The US Federal Trade Commission moved a step closer to addressing petroleum market manipulation on Aug. 13 as it sought public comments for a proposed rule. The notice of proposed rulemaking (NOPR) will assist the commission in determining whether and how it should develop a final rule, which it hopes to accomplish before yearend, FTC said.

The commission said it is exercising authority it received under Section 811 of the Energy Independence and Security Act of 2007 (EISA 2007) and began the process with an advanced NOPR on May 1.

The proposed rule focuses on fraudulent or deceptive conduct that threatens the integrity of wholesale oil markets. FTC said, consistent with Section 811’s language, it has modeled its proposed rule on US Securities and Exchange Commission Rule 10b-5, which that federal agency promulgated under its own long-standing market manipulation authority.

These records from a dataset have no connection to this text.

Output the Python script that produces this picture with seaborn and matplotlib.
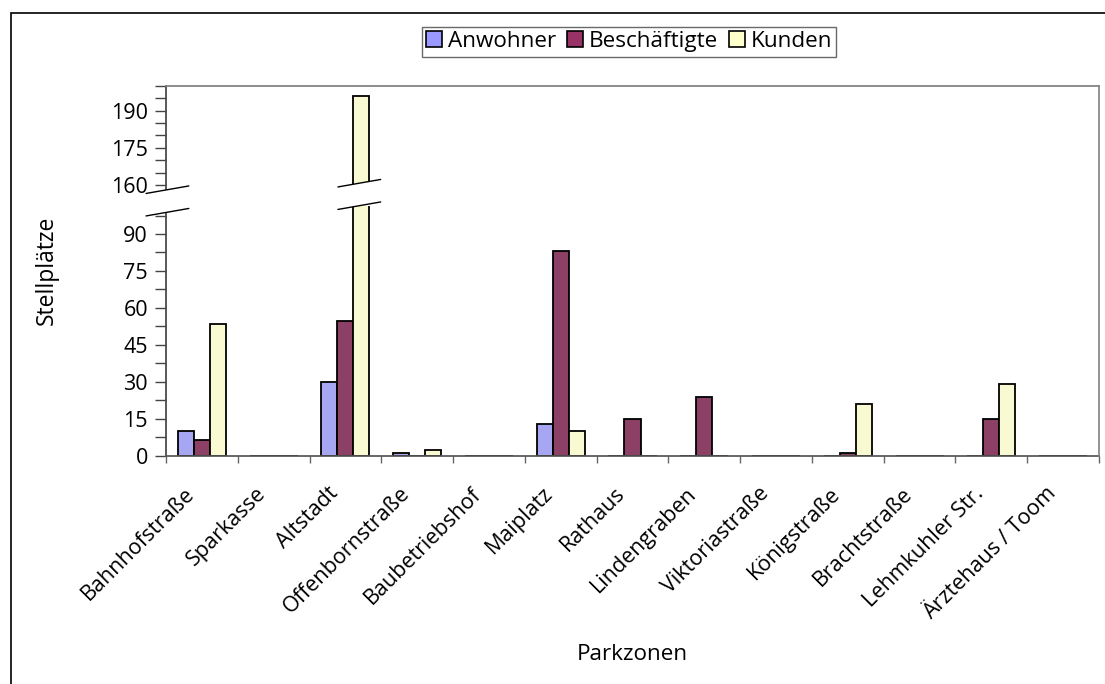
import numpy as np
import pandas as pd
import seaborn as sns
import matplotlib.pyplot as plt
from matplotlib import transforms
from matplotlib.lines import Line2D
from matplotlib.patches import Polygon, Rectangle, Patch

# data
zonen = ['Bahnhofstraße', 'Sparkasse', 'Altstadt', 'Offenbornstraße', 'Baubetriebshof',
         'Maiplatz', 'Rathaus', 'Lindengraben', 'Viktoriastraße', 'Königstraße',
         'Brachtstraße', 'Lehmkuhler Str.', 'Ärztehaus / Toom']
anwohner = [10, 0, 30, 1, 0, 13, 0, 0, 0, 0, 0, 0, 0]
beschaeftigte = [6.5, 0, 54.5, 0, 0, 83, 15, 24, 0, 1, 0, 15, 0]
kunden = [53.5, 0, 196, 2.5, 0, 10, 0, 0, 0, 21, 0, 29, 0]
gruppen = ['Anwohner', 'Beschäftigte', 'Kunden']
farben = ['#9999FF', '#993366', '#FFFFCC']

df = pd.DataFrame({
    'Parkzone': zonen * 3,
    'Stellplätze': anwohner + beschaeftigte + kunden,
    'Gruppe': np.repeat(gruppen, len(zonen)),
})

sns.set_theme(style='white')
plt.rcParams['font.family'] = ['Open Sans', 'DejaVu Sans']
plt.rcParams['text.color'] = 'black'
plt.rcParams['xtick.labelcolor'] = 'black'
plt.rcParams['ytick.labelcolor'] = 'black'

W, H = 1105, 684
fig = plt.figure(figsize=(W / 100, H / 100), dpi=100)

# broken y axis: lower part 0..~100, upper part 157.5..200
ax_lo = fig.add_axes([166 / W, 1 - 455.7 / H, 933 / W, 250 / H])
ax_hi = fig.add_axes([166 / W, 1 - 191.5 / H, 933 / W, 105.8 / H])

bar_w = 0.67
for ax in (ax_lo, ax_hi):
    sns.barplot(data=df, x='Parkzone', y='Stellplätze', hue='Gruppe',
                palette=farben, width=bar_w, edgecolor='black', linewidth=1.3,
                errorbar=None, legend=False, ax=ax)
    ax.set_xlim(-0.5, len(zonen) - 0.5)
    ax.set_xlabel('')
    ax.set_ylabel('')
    ax.tick_params(axis='y', which='both', direction='out', length=8, width=1,
                   color='#444444', left=True, labelsize=15.5, pad=5)
    ax.spines['left'].set_color('#444444')
    ax.spines['right'].set_visible(False)

ax_lo.set_ylim(0, 101.5)
ax_lo.set_yticks(np.arange(0, 91, 15))
ax_lo.set_yticks(np.arange(7.5, 100, 15), minor=True)
ax_lo.spines['top'].set_visible(False)
ax_lo.spines['bottom'].set_color('#555555')
ax_lo.set_xticks(np.arange(len(zonen)), zonen, rotation=45, ha='right',
                 rotation_mode='anchor', fontsize=15.5)
ax_lo.set_xticks(np.arange(-0.5, len(zonen)), minor=True)
ax_lo.tick_params(axis='x', which='major', length=0, pad=14)
ax_lo.tick_params(axis='x', which='minor', bottom=True, direction='out',
                  length=5, width=1, color='#666666')
shift = transforms.ScaledTranslation(-18 / 100, -8 / 100, fig.dpi_scale_trans)
for lab in ax_lo.get_xticklabels():
    lab.set_transform(lab.get_transform() + shift)

ax_hi.set_ylim(157.5, 200)
ax_hi.set_yticks([160, 175, 190])
ax_hi.set_yticks([165, 170, 180, 185, 195, 200], minor=True)
ax_hi.spines['bottom'].set_visible(False)
ax_hi.spines['top'].set_color('#808080')
ax_hi.set_xticks([])

# right border of plot area, running through the break
x_r = ax_lo.get_position().x1
fig.add_artist(Line2D([x_r, x_r], [ax_lo.get_position().y0, ax_hi.get_position().y1],
                      color='#808080', lw=1.2))

# break marks (white gap between two slanted lines)
tr = transforms.blended_transform_factory(ax_lo.transData, fig.transFigure)
half = 0.298
slope = 7.5 / H
gap = 22.5 / H


def break_mark(xc, y_top_px):
    yc = 1 - y_top_px / H
    x0, x1 = xc - half, xc + half
    up = [(x0, yc - slope / 2), (x1, yc + slope / 2)]
    dn = [(x0, yc - slope / 2 - gap), (x1, yc + slope / 2 - gap)]
    fig.add_artist(Polygon([up[0], up[1], dn[1], dn[0]], closed=True,
                           facecolor='white', edgecolor='none', transform=tr, zorder=5))
    for seg in (up, dn):
        fig.add_artist(Line2D([seg[0][0], seg[1][0]], [seg[0][1], seg[1][1]],
                              color='black', lw=1, transform=tr, zorder=6))


break_mark(-0.48, 189.7)
break_mark(zonen.index('Altstadt') + bar_w / 3 - 0.03, 183.2)

# legend
handles = [Patch(facecolor=c, edgecolor='black', lw=1.2) for c in farben]
leg = fig.legend(handles, gruppen, loc='center', bbox_to_anchor=(629 / W, 1 - 41.5 / H),
                 ncol=3, fontsize=16.2, frameon=True, fancybox=False, shadow=False,
                 handlelength=0.7, handleheight=0.7, handletextpad=0.25,
                 columnspacing=0.5, borderpad=0.2, borderaxespad=0)
leg.get_frame().set_edgecolor('#444444')
leg.get_frame().set_linewidth(1)

# axis titles
fig.text(47 / W, 1 - 270 / H, 'Stellplätze', rotation=90, ha='center', va='center',
         fontsize=16.5)
fig.text(632 / W, 1 - 655 / H, 'Parkzonen', ha='center', va='center', fontsize=16.2)

# outer chart frame
fig.add_artist(Rectangle((11 / W, -0.05), 1.2, 1 - 13 / H + 0.05, transform=fig.transFigure,
                         fill=False, edgecolor='black', lw=1.2))

fig.savefig('out.png', dpi=100)
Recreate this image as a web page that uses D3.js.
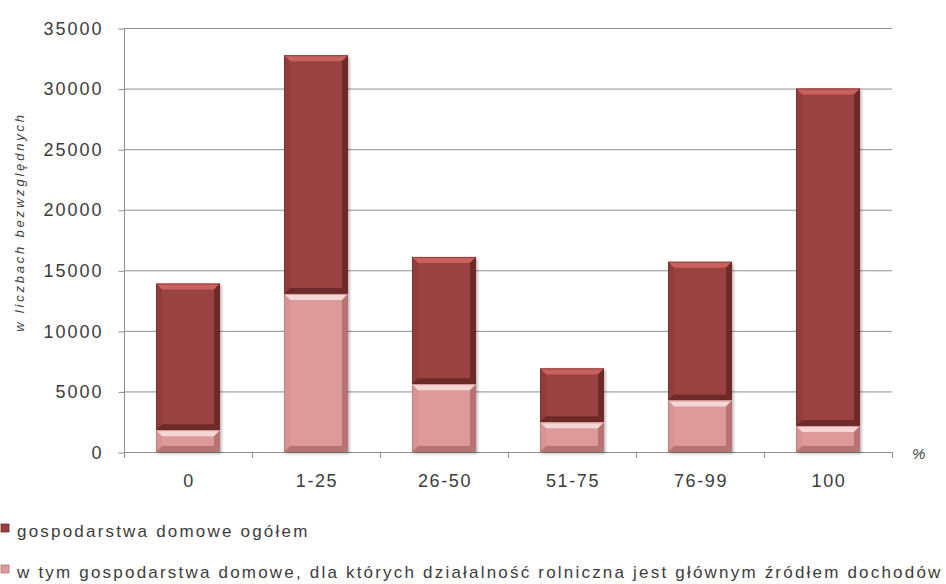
<!DOCTYPE html>
<html>
<head>
	<script src="https://cdn.jsdelivr.net/npm/d3@7"></script>
	<style>
		html, body { padding: 0; margin: 0; background: white; }
		svg text { font-family: "Liberation Sans", Arial, sans-serif; fill: #3c3c3c; }
	</style>
</head>
<body>
	<div id="chart"></div>
	<script>
		// udział dochodów z działalności rolniczej, %
		var categories = ["0", "1-25", "26-50", "51-75", "76-99", "100"];
		var totals = [13900, 32750, 16100, 6900, 15700, 30000];
		var mainIncome = [1800, 13050, 5600, 2450, 4250, 2150];
		var yTicks = [0, 5000, 10000, 15000, 20000, 25000, 30000, 35000];
		var seriesNames = ["gospodarstwa domowe ogółem",
			"w tym gospodarstwa domowe, dla których działalność rolniczna jest głównym źródłem dochodów"];

		var width = 946, height = 584;
		var m = {left: 124, right: 54, top: 28, bottom: 132};

		var svg = d3.select("#chart").append("svg")
			.attr("width", width).attr("height", height);

		var x = d3.scaleBand().domain(categories)
			.range([m.left, width - m.right]).paddingInner(0.5).paddingOuter(0.25);
		var y = d3.scaleLinear().domain([0, 35000]).range([height - m.bottom, m.top]);

		var grid = "#8e8e8e";

		// gridlines
		svg.append("g").selectAll("line").data(yTicks.slice(1)).enter().append("line")
			.attr("x1", m.left).attr("x2", width - m.right)
			.attr("y1", function(d) { return y(d) + 0.5; })
			.attr("y2", function(d) { return y(d) + 0.5; })
			.attr("stroke", grid).attr("stroke-width", 1);

		// y axis
		var yAxis = svg.append("g").attr("transform", "translate(" + (m.left + 0.5) + ",0.5)")
			.call(d3.axisLeft(y).tickValues(yTicks).tickSize(6).tickPadding(15).tickFormat(d3.format("d")));
		yAxis.selectAll("path, line").attr("stroke", grid);
		yAxis.select(".domain").attr("d", "M0," + y(0) + "V" + y(35000));
		yAxis.selectAll("text").style("font-size", "18px").style("letter-spacing", "2px")
			.attr("fill", "#3c3c3c").attr("font-family", null);

		// x axis: ticks on band boundaries
		var x0 = m.left, step = x.step();
		var xg = svg.append("g");
		xg.append("line").attr("x1", m.left).attr("x2", width - m.right)
			.attr("y1", y(0) + 0.5).attr("y2", y(0) + 0.5).attr("stroke", grid);
		xg.selectAll("line.tk").data(d3.range(categories.length + 1)).enter().append("line")
			.attr("class", "tk")
			.attr("x1", function(i) { return x0 + i * step + 0.5; })
			.attr("x2", function(i) { return x0 + i * step + 0.5; })
			.attr("y1", y(0)).attr("y2", y(0) + 6).attr("stroke", grid);
		xg.selectAll("text").data(categories).enter().append("text")
			.attr("x", function(d) { return x(d) + x.bandwidth() / 2 + 1; })
			.attr("y", y(0) + 35)
			.attr("text-anchor", "middle")
			.style("font-size", "18px").style("letter-spacing", "1.6px")
			.text(function(d) { return d; });

		svg.append("text").attr("x", 912).attr("y", y(0) + 7)
			.style("font-size", "15px").style("font-style", "italic").text("%");

		// y axis title
		svg.append("text")
			.attr("transform", "translate(24," + 222 + ") rotate(-90)")
			.attr("text-anchor", "middle")
			.style("font-size", "13px").style("font-style", "italic").style("letter-spacing", "2.8px")
			.text("w liczbach bezwzględnych");

		// bevelled bars (Excel look)
		var defs = svg.append("defs");
		var f = defs.append("filter").attr("id", "sh").attr("x", "-10%").attr("y", "-10%")
			.attr("width", "130%").attr("height", "130%");
		f.append("feDropShadow").attr("dx", 1.5).attr("dy", 1.5).attr("stdDeviation", 1.5)
			.attr("flood-color", "#000").attr("flood-opacity", 0.3);

		function bevelBar(g, x1, y1, w, h, base, light, dark, edge) {
			var b = Math.min(6, h / 3);
			g.append("rect").attr("x", x1).attr("y", y1).attr("width", w).attr("height", h)
				.attr("fill", base).attr("filter", "url(#sh)");
			// top bevel
			g.append("polygon").attr("points", [[x1, y1], [x1 + w, y1], [x1 + w - b, y1 + b], [x1 + b, y1 + b]].join(" "))
				.attr("fill", light);
			// left
			g.append("polygon").attr("points", [[x1, y1], [x1 + b, y1 + b], [x1 + b, y1 + h - b], [x1, y1 + h]].join(" "))
				.attr("fill", edge).attr("opacity", 0.9);
			// right
			g.append("polygon").attr("points", [[x1 + w, y1], [x1 + w - b, y1 + b], [x1 + w - b, y1 + h - b], [x1 + w, y1 + h]].join(" "))
				.attr("fill", dark);
			// bottom
			g.append("polygon").attr("points", [[x1, y1 + h], [x1 + b, y1 + h - b], [x1 + w - b, y1 + h - b], [x1 + w, y1 + h]].join(" "))
				.attr("fill", dark);
			g.append("rect").attr("x", x1 + 0.5).attr("y", y1 + 0.5).attr("width", w - 1).attr("height", h - 1)
				.attr("fill", "none").attr("stroke", dark).attr("stroke-opacity", 0.6);
		}

		var bars = svg.append("g");
		categories.forEach(function(c, i) {
			var bx = x(c), bw = x.bandwidth();
			bevelBar(bars.append("g"), bx, y(totals[i]), bw, y(mainIncome[i]) - y(totals[i]),
				"#9a4240", "#c9615e", "#6e2a29", "#8f3c3a");
			bevelBar(bars.append("g"), bx, y(mainIncome[i]), bw, y(0) - y(mainIncome[i]),
				"#dc9b9a", "#f6d6d5", "#b57473", "#d69493");
		});

		// legend
		var legColors = ["#9a4240", "#dc9b9a"];
		var leg = svg.append("g").selectAll("g").data(seriesNames).enter().append("g")
			.attr("transform", function(d, i) { return "translate(1," + (524 + i * 41) + ")"; });
		leg.append("rect").attr("width", 8).attr("height", 8)
			.attr("fill", function(d, i) { return legColors[i]; })
			.attr("stroke", function(d, i) { return i ? "#b57473" : "#6e2a29"; }).attr("stroke-width", 0.8);
		leg.append("text").attr("x", 16).attr("y", 13)
			.style("font-size", "17px").style("letter-spacing", "2.2px")
			.text(function(d) { return d; });
	</script>
</body>
</html>
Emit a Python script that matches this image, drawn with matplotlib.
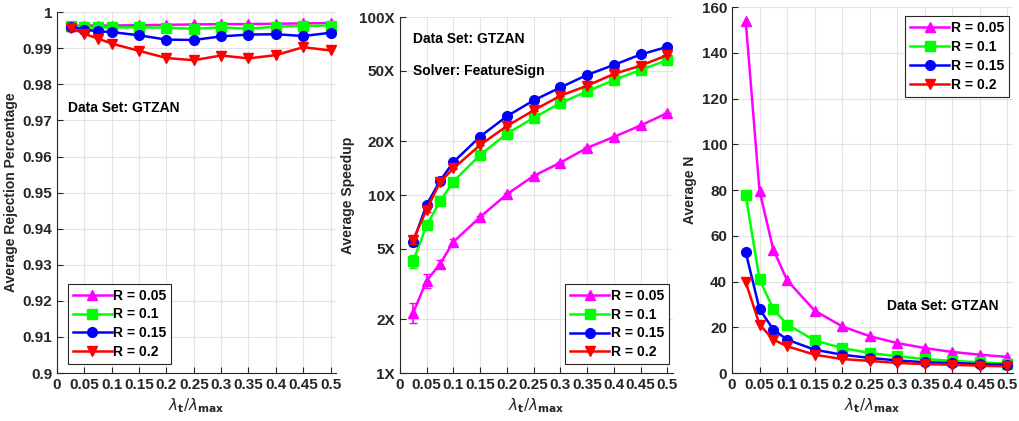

FTC said the proposed rule would make it illegal for anyone, directly or indirectly, in connection with the purchase or sale of oil or oil products at the wholesale level to use or employ any scheme with fraudulent intent; to make any untrue statement or omit to state a material fact concerning a misleading activity; and to engage in act, practice, or course of business that would operate as a fraud or deceit.

“Thus, fraudulent or deceptive acts, including false reporting to private reporting services or misleading announcements by refineries, pipelines, or investment banks, may be covered by the proposed rule,” FTC said. “Similarly, trading practices in physical or futures markets may also be covered. By focusing the proposed rule on fraudulent and deceptive conduct, the commission seeks to avoid discouraging procompetitive or otherwise desirable market behavior that benefits consumers.”

It said the proposed rule would not impose affirmative duties or obligations or record-keeping requirements. EISA 2007 subjects anyone violating a FTC rule promulgated under Section 811 to civil penalties of as much as $1 million per violation per day, in addition to any relief available to the commission under the FTC Act, it said.

Comments on the NOPR will be accepted through Sept. 18.